L’erreur de calcul des montants réclamés représente un autre écueil classique, particulièrement dommageable en matière de recouvrement de créances. La jurisprudence exige une précision arithmétique absolue, incluant le détail des intérêts, pénalités et frais accessoires. Toute approximation ou erreur manifeste peut vicier l’ensemble de la procédure et exposer le créancier à des dommages-intérêts pour procédure abusive.

La fixation d’un délai manifestement insuffisant constitue une faute procédurale grave, régulièrement sanctionnée par les cours d’appel. Un délai de 48 heures pour un paiement complexe ou de 24 heures pour une livraison de marchandises sera généralement jugé déraisonnable. Cette appréciation casuistique impose aux praticiens une analyse fine des circonstances de chaque espèce pour éviter l’écueil de l’abus de droit.

Les menaces disproportionnées ou les propos injurieux transforment la mise en demeure légitime en acte fautif. La jurisprudence sanctionne sévèrement les courriers agressifs ou menaçants, pouvant aller jusqu’à allouer des dommages-intérêts au débiteur pour trouble commercial. Cette exigence de mesure rédactionnelle impose un équilibre délicat entre fermeté juridique et courtoisie professionnelle.

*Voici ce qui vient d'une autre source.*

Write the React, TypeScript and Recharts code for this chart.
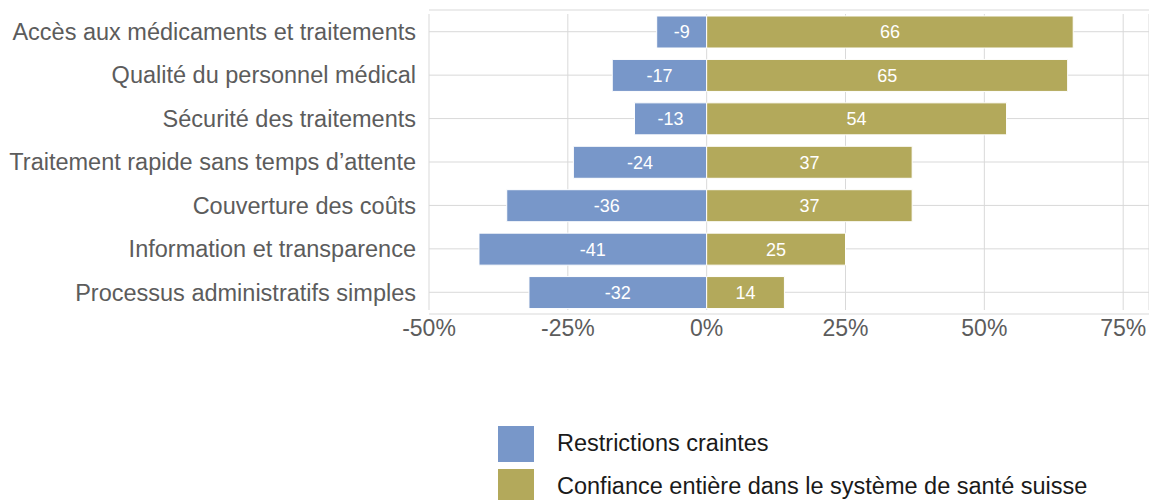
import { BarChart, Bar, XAxis, YAxis, CartesianGrid, LabelList, Legend } from 'recharts';

const categories = [
  'Accès aux médicaments et traitements',
  'Qualité du personnel médical',
  'Sécurité des traitements',
  'Traitement rapide sans temps d’attente',
  'Couverture des coûts',
  'Information et transparence',
  'Processus administratifs simples',
];
const restrictions = [-9, -17, -13, -24, -36, -41, -32];
const confidence = [66, 65, 54, 37, 37, 25, 14];
const xTicks = [-50, -25, 0, 25, 50, 75];
const seriesNames = ['Restrictions craintes', 'Confiance entière dans le système de santé suisse'];

const data = categories.map((name, i) => ({
  name,
  restrictions: restrictions[i],
  confidence: confidence[i],
}));

const FONT = '"Liberation Sans", Arial, Helvetica, sans-serif';
const BLUE = '#7897c9';
const GOLD = '#b3a95b';
const GRID = '#d9d9d9';

// vertical grid lines stop a little short of the panel edges
const verticalLine = (props: any) => {
  const { x1, x2, y1, y2 } = props;
  return <line key={`v-${x1}`} x1={x1} x2={x2} y1={y1 + 4} y2={y2 - 4} stroke={GRID} strokeWidth={1} />;
};

const renderLegend = (props: any) => {
  const { payload = [] } = props;
  // keep the series order of the original legend
  const items = seriesNames
    .map((n) => payload.find((p: any) => p.value === n))
    .filter(Boolean);
  return (
    <div style={{ height: 80, overflow: 'hidden', paddingTop: 2, boxSizing: 'border-box', fontFamily: FONT }}>
      {items.map((entry: any) => (
        <div key={entry.value} style={{ display: 'flex', alignItems: 'center', height: 43 }}>
          <div style={{ width: 36, height: 36, background: entry.color, flex: 'none' }} />
          <span style={{ marginLeft: 23, fontSize: 23.5, color: '#1a1a1a', whiteSpace: 'nowrap' }}>{entry.value}</span>
        </div>
      ))}
    </div>
  );
};

export default function App() {
  return (
    <div style={{ position: 'absolute', left: 0, top: 0, background: '#fff' }}>
      <BarChart
        width={1149}
        height={500}
        data={data}
        layout="vertical"
        stackOffset="sign"
        margin={{ top: 10, right: 0, bottom: 0, left: 0 }}
      >
        <CartesianGrid stroke={GRID} vertical={verticalLine} />
        <XAxis
          type="number"
          domain={[-50, 79.65]}
          ticks={xTicks}
          allowDataOverflow
          tickFormatter={(v: number) => `${v}%`}
          axisLine={false}
          tickLine={false}
          tickSize={0}
          tickMargin={6}
          height={106}
          tick={{ fill: '#5c5c5c', fontSize: 23, fontFamily: FONT }}
        />
        <YAxis
          type="category"
          dataKey="name"
          width={429}
          axisLine={false}
          tickLine={false}
          tickSize={0}
          tickMargin={13}
          tick={{ fill: '#5c5c5c', fontSize: 23.5, fontFamily: FONT }}
        />
        <Legend
          verticalAlign="bottom"
          content={renderLegend}
          wrapperStyle={{ left: 498, width: 651, height: 80 }}
        />
        <Bar dataKey="restrictions" name={seriesNames[0]} stackId="s" fill={BLUE} stroke="#fff" strokeWidth={1} barSize={32} isAnimationActive={false}>
          <LabelList dataKey="restrictions" position="center" fill="#fff" fontSize={18} fontFamily={FONT} />
        </Bar>
        <Bar dataKey="confidence" name={seriesNames[1]} stackId="s" fill={GOLD} stroke="#fff" strokeWidth={1} barSize={32} isAnimationActive={false}>
          <LabelList dataKey="confidence" position="center" fill="#fff" fontSize={18} fontFamily={FONT} />
        </Bar>
      </BarChart>
    </div>
  );
}
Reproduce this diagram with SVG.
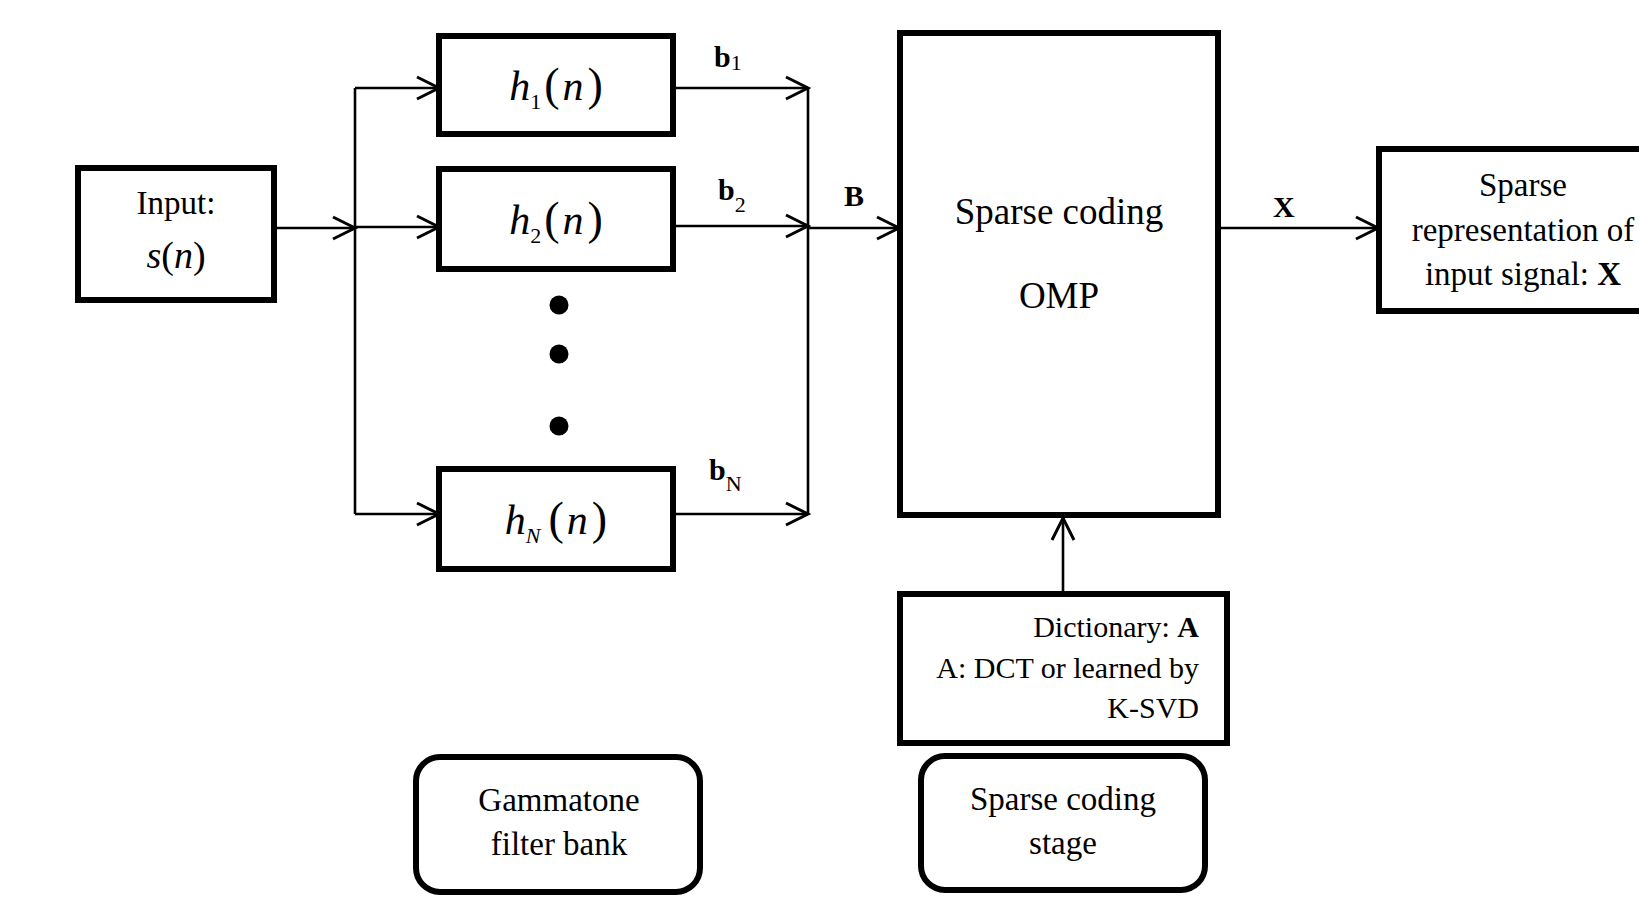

La jurisprudence révèle des divergences d’appréciation entre les juridictions sur certains points techniques. L’exigence de motivation de la mise en demeure fait l’objet d’interprétations variables : certaines cours exigent un exposé détaillé des faits et du droit, tandis que d’autres se satisfont d’une référence sommaire au contrat. Ces variations jurisprudentielles compliquent la tâche des praticiens et militent en faveur d’une harmonisation des pratiques par la Cour de cassation.